- Creation date: 1487
- Created by: Chenghua Emperor
- Peerage: 1st-rank princely peerage for imperial son of Ming Dynasty
- First holder: Zhu Youyuan, Prince Xian
- Last holder: Zhu Houcong (the 2nd prince, the later Jiajing Emperor)
- Status: Extinct
- Extinction date: 1521 (absorbed into the crown)
- Seat(s): Anlu state (安陸州) (nowadays Zhongxiang, Hubei province)

= Prince of Xing =

Prince of Xing (興王), was a first-rank princely peerage used during Ming dynasty, the princedom was created by the Chenghua Emperor for his fourth son, Zhu Youyuan.
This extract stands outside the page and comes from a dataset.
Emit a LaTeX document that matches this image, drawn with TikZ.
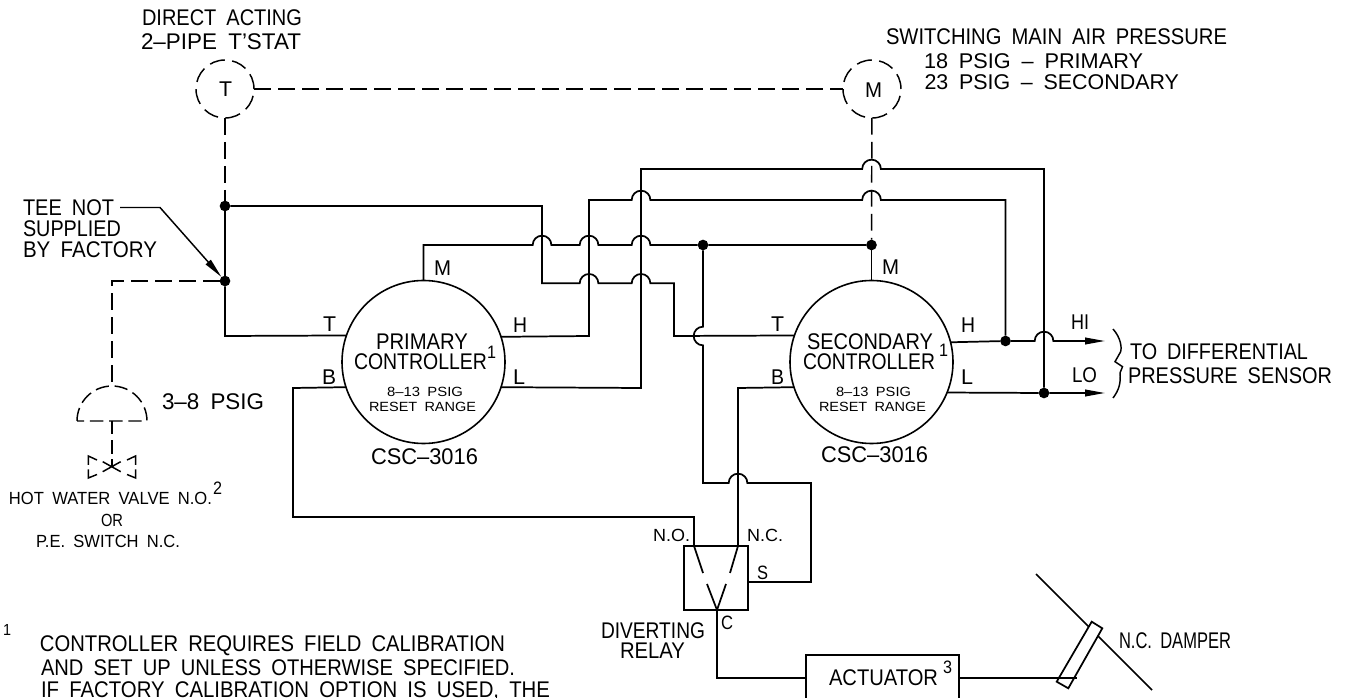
\documentclass[tikz,border=0pt]{standalone}
\usepackage{fontspec}
\setmainfont{Liberation Sans}
\usetikzlibrary{arrows.meta}
\newsavebox\fbx
\newcommand\fitw[2]{\sbox\fbx{\spaceskip=0.5em\relax #2}\dp\fbx=0pt\relax\pgfmathsetmacro\fitf{(#1)*0.75/\the\wd\fbx}\scalebox{\fitf}[1]{\usebox\fbx}}
% name, left, right, centre y, font size (pt), text
\newcommand\lab[6]{\node[lbl,font=\fontsize{#5}{#5}\selectfont] (#1) at ({(#2+#3)/2},#4) {\fitw{#3-#2}{#6}};}
\def\hopu#1#2{-- ({#1-9.3},#2) arc[start angle=180,end angle=0,radius=7pt]}
\tikzset{
  lbl/.style={inner sep=0pt,outer sep=0pt,anchor=center},
  wire/.style={line width=1.3pt,line join=miter},
  thin wire/.style={line width=1.1pt},
  longdash/.style={line width=1.1pt,dash pattern=on 12.5pt off 5.5pt},
  circdash/.style={line width=1.1pt,dash pattern=on 11.6pt off 5.5pt},
  shortdash/.style={line width=1.1pt,dash pattern=on 10pt off 4.4pt},
  ctrl/.style={circle,draw,line width=1.2pt,minimum size=122.25pt,inner sep=0pt,outer sep=0pt},
  gauge/.style={circle,draw,circdash,minimum size=43.5pt,inner sep=0pt,outer sep=0pt},
  jdot/.style={circle,fill=black,inner sep=0pt,minimum size=8pt,outer sep=0pt},
  tip/.style={-{Triangle[length=15pt,width=5pt]}},
  plainbox/.style={draw,line width=1.3pt,inner sep=0pt,outer sep=0pt}
}
\begin{document}
\begin{tikzpicture}[x=0.75pt,y=-0.75pt]
\useasboundingbox (0,0) rectangle (1347,698);
\fill[white] (0,0) rectangle (1347,698);
\clip (0,0) rectangle (1347,698);

% main shapes
\node[ctrl] (pri) at (423.5,362) {};
\node[ctrl] (sec) at (871.5,362) {};
\node[gauge] (tstat) at (225,89) {};
\node[gauge] (mgauge) at (872,89) {};
\node[jdot] (dA) at (225,206) {};
\node[jdot] (dB) at (225,281) {};
\node[jdot] (dC) at (703,245) {};
\node[jdot] (dD) at (871.5,245) {};
\node[jdot] (dE) at (1005.5,341) {};
\node[jdot] (dF) at (1044,393) {};
\coordinate (hiend) at (1105,341);
\coordinate (loend) at (1105,393);

% relay and actuator
\node[plainbox,minimum width=48pt,minimum height=48pt] (relay) at (716,578) {};
\node[plainbox,minimum width=114.75pt,minimum height=49.5pt] (act) at (882.5,688) {};

% dashed pneumatic lines
\draw[longdash] (tstat) -- (mgauge);
\draw[longdash] (tstat) -- (dA);
\draw[longdash] (mgauge) -- (dD);
\draw[longdash] (dB) -- (112,281) -- (112,386);
\coordinate (domeL) at (77,421);
\coordinate (domeR) at (147,421);
\coordinate (domeT) at (112,386);
\coordinate (vlv) at (112,467);
\draw[shortdash] (domeL) arc[start angle=180,end angle=0,radius=26.25pt] -- cycle;
\draw[shortdash] (112,421) -- (vlv);

% valve
\draw[line width=1.1pt] (102.7,461.7) -- (120.7,471.7) (102.7,471.7) -- (120.7,461.7);
\draw[line width=1.1pt] (88.3,465) -- (88.3,456) -- (97,460);
\draw[line width=1.1pt] (88.3,469.5) -- (88.3,478) -- (97,474.5);
\draw[line width=1.1pt] (135.6,465) -- (135.6,456) -- (127,460);
\draw[line width=1.1pt] (135.6,469.5) -- (135.6,478) -- (127,474.5);

% solid wiring
\draw[wire] (dA) -- (dB);
\draw[wire] (dB) -- (225,336) -- (pri.161.4);
\draw[wire] (dA) -- (542,206) -- (542,283.3) \hopu{589}{283.3} \hopu{641}{283.3} -- (674,283.3) -- (674,336) -- (sec.161.4);
\draw[wire] (pri.north) -- (423.5,245) \hopu{542}{245} \hopu{589}{245} \hopu{641}{245} -- (dC) -- (dD);
\draw[wire] (dD) -- (sec.north);
\draw[wire] (pri.18.6) -- (589,336) -- (589,200) \hopu{641}{200} \hopu{871.5}{200} -- (1005.5,200) -- (dE);
\draw[wire] (pri.-18.6) -- (641,388) -- (641,169) \hopu{871.5}{169} -- (1044,169) -- (dF);
\draw[wire] (pri.198.6) -- (293,388) -- (293,517) -- (694,517) -- (694,546);
\draw[wire] (sec.198.6) -- (738,388) -- (738,546);
\draw[wire] (dC) -- (703,326.7) arc[start angle=90,end angle=270,radius=7pt] -- (703,483) \hopu{738}{483} -- (811,483) -- (811,582) -- (relay.east |- 0,582);
\draw[wire] (717,610) -- (717,678) -- (act.west |- 0,678);
\draw[wire] (act.east |- 0,678) -- (1076.7,678);
\draw[wire,tip] (sec.14.9) -- (dE) \hopu{1044}{341} -- (hiend);
\draw[wire,tip] (sec.-22.3) -- (dF) -- (loend);

% relay blades
\draw[wire] (694,546) -- (703,573);
\draw[wire] (738,546) -- (730,573);
\draw[wire] (707,584) -- (717,610) -- (726,584);

% damper
\draw[thin wire] (1036,574) -- (1152,690);
\draw[wire,fill=white] (1091.7,621.7) -- (1102.3,628.3) -- (1068.3,688.3) -- (1056.7,681.7) -- cycle;
\draw[wire] (1040,678) -- (1076.7,678);

% leader
\coordinate (leadKnee) at (160,207.5);
\draw[thin wire,tip] (120,207.5) -- (leadKnee) -- (dB);

% brace
\draw[thin wire] (1113,329) .. controls (1121,338) and (1122,348) .. (1120.5,352) -- (1115,361.7) -- (1122.5,366.7) -- (1120,373) .. controls (1121,383) and (1119,390) .. (1113,398);

% texts
\lab{t1}{142}{302}{18}{17}{DIRECT ACTING}
\lab{t2}{141}{301}{41.5}{17}{2–PIPE T'STAT}
\lab{t3}{219}{232}{89.5}{16}{T}
\lab{t4}{865}{882}{90}{16}{M}
\lab{t5}{886}{1227}{37}{17}{SWITCHING MAIN AIR PRESSURE}
\lab{t6}{924}{1143}{61}{16}{18 PSIG – PRIMARY}
\lab{t7}{924.5}{1179}{81.7}{16}{23 PSIG – SECONDARY}
\lab{t8}{23}{114}{208}{17}{TEE NOT}
\lab{t9}{23}{121}{229}{17}{SUPPLIED}
\lab{t10}{23}{157}{250}{17}{BY FACTORY}
\lab{t11}{323}{336}{324}{16}{T}
\lab{t12}{434}{451}{268}{16}{M}
\lab{t13}{513}{527}{325}{16}{H}
\lab{t14}{513}{525}{377}{16}{L}
\lab{t15}{322}{336}{377}{16}{B}
\lab{t16}{376}{468}{342}{17}{PRIMARY}
\lab{t17}{354}{487}{362}{17}{CONTROLLER}
\lab{t18}{487}{496}{352}{13.5}{1}
\lab{t19}{387}{463}{392}{10}{8–13 PSIG}
\lab{t20}{369}{476}{407}{10}{RESET RANGE}
\lab{t21}{371}{478}{457}{17}{CSC–3016}
\lab{t22}{807}{933}{342}{17}{SECONDARY}
\lab{t23}{803}{935}{362}{17}{CONTROLLER}
\lab{t24}{939}{948}{350}{13.5}{1}
\lab{t25}{836}{911}{392}{10}{8–13 PSIG}
\lab{t26}{819}{926}{407}{10}{RESET RANGE}
\lab{t27}{821}{928}{455}{17}{CSC–3016}
\lab{t28}{771}{784}{324}{16}{T}
\lab{t29}{771}{784}{377}{16}{B}
\lab{t30}{882}{899}{267}{16}{M}
\lab{t31}{961}{975}{325}{16}{H}
\lab{t32}{961}{973}{377}{16}{L}
\lab{t33}{1071}{1089}{322}{16}{HI}
\lab{t34}{1072}{1097}{375}{16}{LO}
\lab{t35}{1130}{1308}{352}{17}{TO DIFFERENTIAL}
\lab{t36}{1128}{1332}{376}{17}{PRESSURE SENSOR}
\lab{t37}{162}{264}{402}{17}{3–8 PSIG}
\lab{t38}{9}{212}{498}{13.2}{HOT WATER VALVE N.O.}
\lab{t39}{213}{222}{488}{13.5}{2}
\lab{t40}{101}{123}{520}{13.2}{OR}
\lab{t41}{36}{180}{541}{13.2}{P.E. SWITCH N.C.}
\lab{t42}{3}{11}{630}{12}{1}
\lab{t43}{40}{505}{644}{17}{CONTROLLER REQUIRES FIELD CALIBRATION}
\lab{t44}{41}{515}{668}{17}{AND SET UP UNLESS OTHERWISE SPECIFIED.}
\lab{t45}{41}{550}{690}{17}{IF FACTORY CALIBRATION OPTION IS USED, THE}
\lab{t46}{653}{690}{535}{13.2}{N.O.}
\lab{t47}{747}{783}{535}{13.2}{N.C.}
\lab{t48}{757}{768}{573}{14.5}{S}
\lab{t49}{721}{733}{623}{14.5}{C}
\lab{t50}{601}{705}{631}{17}{DIVERTING}
\lab{t51}{620}{685}{651}{17}{RELAY}
\lab{t52}{829}{938}{678}{17}{ACTUATOR}
\lab{t53}{943}{952}{667}{13.5}{3}
\lab{t54}{1119}{1231}{641}{17}{N.C. DAMPER}
\end{tikzpicture}
\end{document}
As Zhu Youyuan only survived son, Zhu Houcong was enthroned as Jiajing Emperor, the princedom was absorbed into the crown.

==Generation name / poem==
As members of this peerage were descendants of Yongle Emperor, their generation poem was:-

"Gao Zhan Qi Jian You, Hou Zai Yi Chang You. Ci He Yi Bo Zhong, Jian Jing Di Xian You"
高瞻祁見祐，厚載翊常由。慈和怡伯仲，簡靖迪先猷

==Members==

- Zhu Youyuan (1st), the Chenghua Emperor's fourth son. He was made the Prince of Xing by his father on 30 July 1487 and he held the title until his death on 13 July 1519. He claimed his fiefdom which located at Anlu Prefecture in 1494. Before he was posthumously honored as an emperor, his original posthumous name was Prince Xian of Xing (興獻王)
  - Unnamed (7 - 12 Jul 1500), Zhu Youyuan's first son, he died five days after he was born. He was then posthumously bestowed him with the title "Prince Huai of Yue" (岳懷王) in 1525. and renamed "Zhu Houxi" (朱厚熙) on May 1560 by the Jiajing Emperor.
  - Zhu Houcong (2nd), he managed the princedom as Hereditary Prince of Xing as he was mourning for three years for his father's death. The imperial court approved him to succeed the princedom for succeeded the throne from the Zhengde Emperor. Before he enthroned, he had held the title of Prince of Xing for a month (15 Apr - 27 May 1521).

===Female members===

- Zhu Youyuan, first Prince of Xing
  - Name unknown (26 Nov 1501 - 16 Apr 1504), Zhu Youyuan's first daughter and full-sister to the Jiajing Emperor. She was posthumously bestowed as a first-rank princess by Jiajing Emperor under the title "Princess Changning" (長寧公主).
  - Name unknown (21 Jul 1503 - 15 May 1512), Zhu Youyuan's second daughter she and half-sister to the Jiajing Emperor. She was posthumously bestowed as a first-rank princess by Jiajing Emperor with the title "Princess Shanhua" (善化公主).
  - Name unknown (died 1525), Zhu Youyuan's third daughter, she was originally held the title of a princess commandery under the title Princess Changshou Comm.(長壽郡主). She was promoted to a first-rank princess (as the imperial sister) in 1523 by the Jiajing Emperor under the title Princess Yongfu (永福公主). She married an Embroidered Uniform Guard name Wu Jinghe (鄔景和; 1508 - 1568). The History of Ming wrongly recorded her as a daughter of the Hongzhi Emperor.
  - Name unknown (1510-1540), Zhu Youyuan's fourth daughter and full-sister to the Jiajing Emperor. She was promoted to the title of first-rank princess by the Jiajing Emperor in 1527 under the title Princess Yongchun (永淳公主).